What’s selling from my “used” collection? Old grammar books!

I’ve been selling off my “teacher” stuff for about five years. During my on and off teaching career (at both private and public schools, in grades 6 through college) I did manage to accumulate a lot of books. One thing that surprises me is that really old books do sell, especially grammar books. Today, I received notice to ship an eleventh grade grammar text, published in the early 80s. Believe it or not, that one is modern. For whatever reasons, during the mid 80s, grammar began to gradually fall out of fashion in the classroom. Budgets seemed tight, and textbook price inflation was just getting started. Our school, like many in that era, bought new lit books, and each of those generally had lots of ancillary materials, including “daily grammar” lessons— usually one concept illustrated via a handout or a transparency for an overhead projector, and grammar books were either not used, or we used old ones. My friend, Janet, used a set of Warriner’s until the covers came off. Then she got the administration to find her some more of the same one on eBay. Until I left teaching high school, I used the same ones, over and over. I taped them together each August, and hoped they would make it another year.
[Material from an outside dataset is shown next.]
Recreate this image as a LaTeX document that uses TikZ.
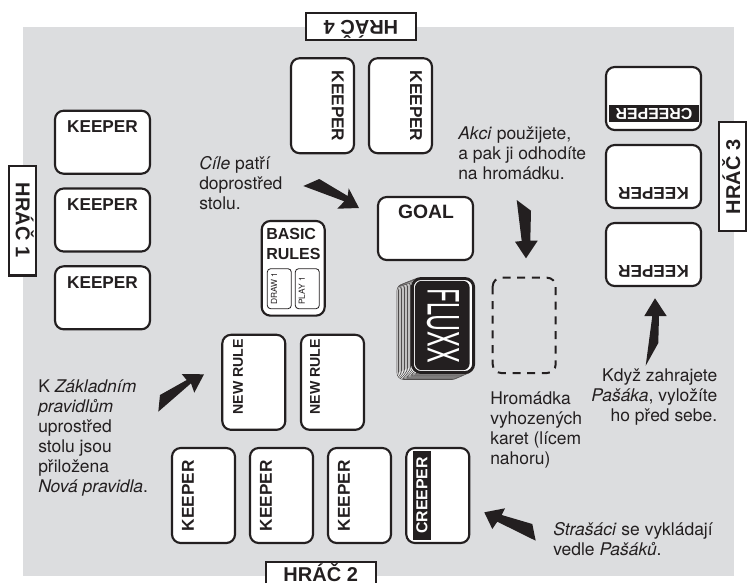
\documentclass[tikz,border=0pt]{standalone}
\usepackage{fontspec}
\usepackage{graphicx}
\setmainfont{TeX Gyre Heros}[BoldFont={Liberation Sans Bold}]
\definecolor{tbl}{HTML}{DCDDDF}
\definecolor{ink}{HTML}{231F20}
\tikzset{
  cardbase/.style={draw=ink,fill=white,line width=1.6pt,rounded corners=6.5pt,inner sep=0pt},
  cardh/.style={cardbase,minimum width=71.25pt,minimum height=47.25pt},
  cardv/.style={cardbase,minimum width=47.25pt,minimum height=71.25pt},
  lbl/.style={inner sep=0pt,text=ink,font=\bfseries\fontsize{12.9}{12.9}\selectfont},
  nrl/.style={inner sep=0pt,text=ink,font=\bfseries\fontsize{10.6}{10.6}\selectfont,rotate=90},
  crp/.style={inner sep=0pt,text=white,font=\bfseries\fontsize{11.9}{11.9}\selectfont},
  player/.style={draw=ink,fill=white,line width=1.6pt,inner sep=0pt},
  plbl/.style={inner sep=0pt,text=ink,anchor=base,font=\bfseries\fontsize{15}{15}\selectfont},
  note/.style={inner sep=0pt,text=ink,font=\fontsize{13.1}{15}\selectfont,align=left},
  pointer/.style={fill=ink,draw=none},
  mini/.style={draw=ink,fill=white,line width=.6pt,rounded corners=2.5pt,minimum width=18pt,minimum height=30pt,inner sep=0pt},
  minit/.style={inner sep=0pt,text=ink,font=\fontsize{6.3}{6.3}\selectfont,rotate=90,anchor=west}
}
\begin{document}
\begin{tikzpicture}[x=0.75pt,y=-0.75pt]
\useasboundingbox (0,0) rectangle (751,583);
\fill[tbl] (23,27) rectangle (734,576);

% players
\node[player,minimum width=20pt,minimum height=82pt] (p1) at (22.7,220.8) {};
\node[plbl,rotate=-90] (p1t) at (16,220) {HRÁČ 1};
\node[player,minimum width=82.5pt,minimum height=20pt] (p4) at (361,26.7) {};
\node[plbl,rotate=180] (p4t) at (361,20) {HRÁČ 4};
\node[player,minimum width=20pt,minimum height=82pt] (p3) at (732.5,176.5) {};
\node[plbl,rotate=90] (p3t) at (740,177) {HRÁČ 3};
\draw[player,fill=white] (266,583) -- (266,562) -- (376,562) -- (376,583);
\node[plbl] (p2t) at (320.7,581.5) {HRÁČ 2};

% player 1
\foreach \n/\y in {a/142.2,b/220,c/297.8}{
  \node[cardh] (l\n) at (102.5,\y) {};
}
\node[lbl] at (102.5,126.7) {KEEPER};
\node[lbl] at (102.5,204.3) {KEEPER};
\node[lbl] at (102.5,282.7) {KEEPER};

% player 4
\node[cardv] (t1) at (322.5,105.7) {};
\node[cardv] (t2) at (400.5,105.7) {};
\node[lbl,rotate=-90] at (337.7,106) {KEEPER};
\node[lbl,rotate=-90] at (416,106) {KEEPER};

% player 3
\node[cardh] (r1) at (653.5,98.5) {};
\node[cardh] (r2) at (653.5,176.5) {};
\node[cardh] (r3) at (653.5,254.5) {};
\fill[ink] (609,105) rectangle (699,122);
\node[crp,rotate=180] at (654,113.5) {CREEPER};
\node[lbl,rotate=180] at (653.5,193.3) {KEEPER};
\node[lbl,rotate=180] at (653.5,271.7) {KEEPER};

% player 2
\node[cardv] (b1) at (203.5,495.5) {};
\node[cardv] (b2) at (281.5,495.5) {};
\node[cardv] (b3) at (359.5,495.5) {};
\node[cardv] (b4) at (437.8,495.5) {};
\node[lbl,rotate=90] at (188,495.7) {KEEPER};
\node[lbl,rotate=90] at (266,495.7) {KEEPER};
\node[lbl,rotate=90] at (344,495.7) {KEEPER};
\fill[ink] (412.7,450.7) rectangle (431,540);
\node[crp,rotate=90] at (421.8,495.5) {CREEPER};

% new rules
\node[cardv] (n1) at (253.8,382.3) {};
\node[cardv] (n2) at (332.5,382.3) {};
\node[nrl] at (238,376.7) {NEW RULE};
\node[nrl] at (315,376.7) {NEW RULE};

% goal
\node[cardh] (goal) at (425.5,228.5) {};
\node[lbl,font=\bfseries\fontsize{14.5}{14.5}\selectfont] at (426,211.7) {GOAL};

% basic rules
\node[cardbase,minimum width=47.25pt,minimum height=71pt] (basic) at (293.2,268.3) {};
\node[lbl,font=\bfseries\fontsize{12}{12}\selectfont,anchor=west] at (266,234.3) {BASIC};
\node[lbl,font=\bfseries\fontsize{12}{12}\selectfont,anchor=west] at (266,254) {RULES};
\node[mini] (m1) at (279.3,288.7) {};
\node[mini] (m2) at (307.3,288.7) {};
\node[minit] at (274,305) {DRAW 1};
\node[minit] at (301.7,305) {PLAY 1};

% fluxx deck
\foreach \i in {10,9,...,1}{
  \draw[ink!80,fill=white,line width=.45pt,rounded corners=5pt]
    ({412-1.5*\i},{278+.6*\i}) rectangle ({474-1.5*\i},{373+.65*\i});
}
\node[cardbase,line width=2.2pt,minimum width=46pt,minimum height=70.5pt] (deck) at (443,325.5) {};
\node[fill=ink,rounded corners=5pt,minimum width=41pt,minimum height=67pt,inner sep=0pt] (back) at (442.3,325.5) {};
\node[rotate=-90,inner sep=0pt,text=white,font=\fontsize{17.5}{17.5}\selectfont] (fluxx) at (443,325.5) {\scalebox{1}[1.85]{FLUXX}};

% discard
\draw[ink,line width=1.5pt,dash pattern=on 6pt off 5pt,rounded corners=6.5pt] (492.7,277.7) rectangle (555.7,373);

% pointers
\fill[pointer] (303.3,186) -- (319.3,179) -- (347.7,196) -- (348.7,188.3) -- (359,208) -- (337.3,208.7) -- (344.3,201.3) -- cycle;
\fill[pointer] (516.7,200) -- (531,210.7) -- (530.3,240.7) -- (537.7,240.7) -- (526,258.3) -- (515,241.7) -- (521.7,241) -- cycle;
\fill[pointer] (655,298.3) -- (666.7,316) -- (659,316) -- (658.3,343) -- (645.7,365.7) -- (652.3,316) -- (644.3,316) -- cycle;
\fill[pointer] (484.3,512.3) -- (505,508.3) -- (501.7,515) -- (532.3,524) -- (535.7,540.7) -- (497.3,521.7) -- (492.3,529) -- cycle;
\fill[pointer] (204,374.3) -- (194.3,392.7) -- (191,383.3) -- (158.3,411.7) -- (160,395) -- (186.7,380) -- (181.7,374) -- cycle;

% notes
\node[note,anchor=north west] (n-cile) at (199,156) {\textit{Cíle} patří\\doprostřed\\stolu.};
\node[note,anchor=north west] (n-akci) at (458,126) {\textit{Akci} použijete,\\a pak ji odhodíte\\na hromádku.};
\node[note,anchor=north west] (n-zakl) at (38,379) {K \textit{Základním}\\\textit{pravidlům}\\uprostřed\\stolu jsou\\přiložena\\\textit{Nová pravidla}.};
\node[note,anchor=north west] (n-hrom) at (490,391) {Hromádka\\vyhozených\\karet (lícem\\nahoru)};
\node[note,anchor=north east,align=right] (n-kdyz) at (717.5,368) {Když zahrajete\\\textit{Pašáka}, vyložíte\\ho před sebe.};
\node[note,anchor=north west] (n-stras) at (553,522) {\textit{Strašáci} se vykládají\\vedle \textit{Pašáků}.};
\end{tikzpicture}
\end{document}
My current teaching gig is as an adjunct at a local technical college. (For readers outside of Georgia, you would probably term it a “community college.”) Anyway, our institution pays for students to take self-paced grammar lessons online. The reason we do it that way is that we never know how much grammar the students might have already mastered, so they take assessments and are required to do lessons based on the topics they did not pass initially. From my experience, there are many students who have to take all of the lessons (known as modules) which is probably due to their teachers having been trained in the “non-grammar” era. The lessons are quite basic, including each part of speech, sentence structure, and so forth.

From time to time, I do sell grammar books, usually really old ones, and that lets me know that some people are either teaching themselves, or someone else, English grammar. I’m glad, because I see a lot of bad grammar in student writing these days. Actually, I see it in many other places, too!

2 comments on “What’s selling from my “used” collection? Old grammar books!

  1. This is very interesting to me because I was homeschooled for the majority of my education, and taught to diagram sentences. If anything, my education prior to college was lacking in the area of writing practice, but filled with grammar lessons. Then I went to college, and it was completely the other way around. Many of my classmates felt there were holes in their education when it came to basic grammar, and felt that it should have been taught to them long before college.